Wednesday, 19 June 2019

The wanderer: "Amin"


It will eventually carry us into tricky, perhaps even problematic territory, but we won't see many films this year more steeped in life as lived at ground level than Philippe Faucon's Amin. A prologue makes a brisk survey of a community of African and Middle Eastern migrants working hard to prop up the French economy; only after we've been instilled with some sense of how these men spend their days (a hand-to-mouth existence pulling long shifts within the construction industry) and their nights (swapping wages for beer in small backstreet bars, with scant thought for the future) do we really get to spend any time with the central character. This is Amin (Moustapha Mbengue), a foursquare Senegalese who finds himself supporting two economies simultaneously. Most protagonists in the recent wave of migrant cinema have left somewhere for good; Amin, by contrast, is obliged to shuttle back and forth between his homeland and France, leaving wife and kids behind to make the Euros he can smuggle back into Senegal to help reshape the lives of his family, friends and neighbours. A lot rides on these broad shoulders, in other words: he's an especially long-distance commuter, and a man who's made himself an absent father for the express purpose of laying foundations. A further complication awaits. While renovating one residential property, Amin strikes up a relationship with its owner Gabrielle (Emmanuelle Devos), a divorcee nurse involved in a bitter custody battle with her ex. Here is a second home, if ever there was, and given the exhausting overtime the renovation entails, and the nurse's sudden desire for soothing male company, perhaps it's inevitable the pair soon tumble into bed. The money Amin once took home to his wife in person begins to be wired through instead.

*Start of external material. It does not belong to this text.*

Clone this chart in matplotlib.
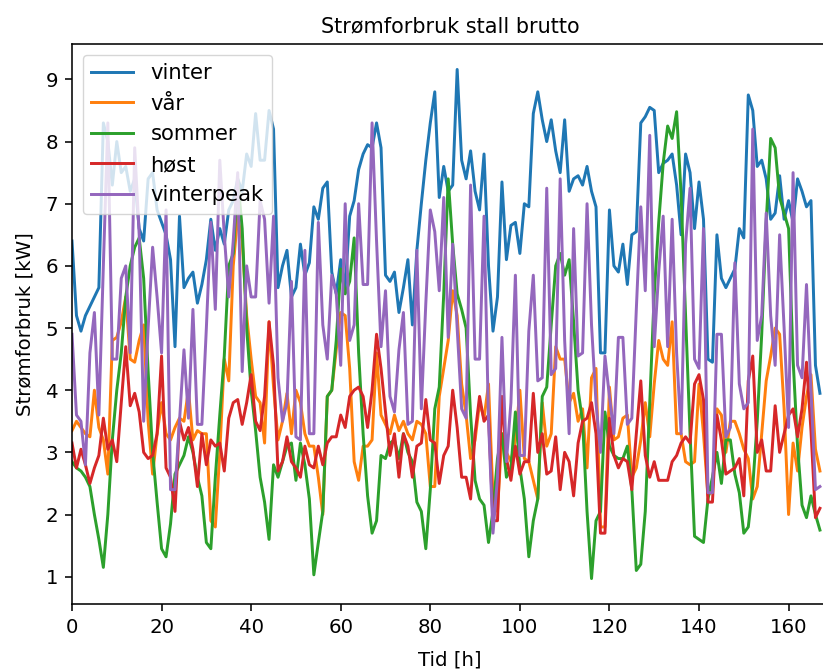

You may detect the faintest strain of melodrama in this set-up - perhaps a distant echo of Fear Eats the Soul, Fassbinder's enduring tribute to the lowly gastarbeiter - yet Faucon holds it at bay, first via the plaid-workshirt plainness of his shooting style, then a deeply idiosyncratic editorial approach. That men-at-work prologue, it turns out, isn't an isolated diversion. Frequently, the focus shifts towards secondary characters - Amin's colleagues, the nurse's daughter, the old woman standing at the next window in the money transfer office - in a way that gestures towards the complexity (and possible connectivity) of these lives. (A closer precedent than Fassbinder would be Robert Guédiguian, whose work - right through to this past January's The House by the Sea - has generally kept an eye out for those washing up on France's shores.) Is it any more than a gesture, though, I wonder? Faucon's approach is such that Amin, hopping from site to site in solidarity with its characters, itself starts to seem temporary, sketchy even. There's something honourable in this: Amin's story is deemed only just more important than what's going on back in Africa, or at the next window, or in the life adjacent. The risk is that we don't pick as much up about this man as any straightforward character study would give us; that it reduces him to mute passivity, forever passed over or looked beyond. With his hesitant French-as-second-language, first-time actor Mbengue cuts a very different figure from Eric Ebouaney in last week's A Season in France; that's partly down to the relative status of these protagonists - the latter's Abbas was more settled - but also, I fear, down to Faucon's skimpy characterisation. I could never quite shake the suspicion Amin had been conceived first and foremost as a walking irony - homebuilder turned homewrecker - rather than flesh and blood, no matter how many sex scenes he's pitched into. Glib platitudes are dodged, and at no point are we allowed to fall into complacency; it's still refreshing to chance upon a movie that insists life is more complicated than most movies allow for. You'll just have to weigh these qualities against Faucon's reluctance to hold to a satisfying narrative line (c'est la vie, hein?), and his restless shifting around a blank protagonist who is finally neither here nor there.

Amin opens in selected cinemas from Friday.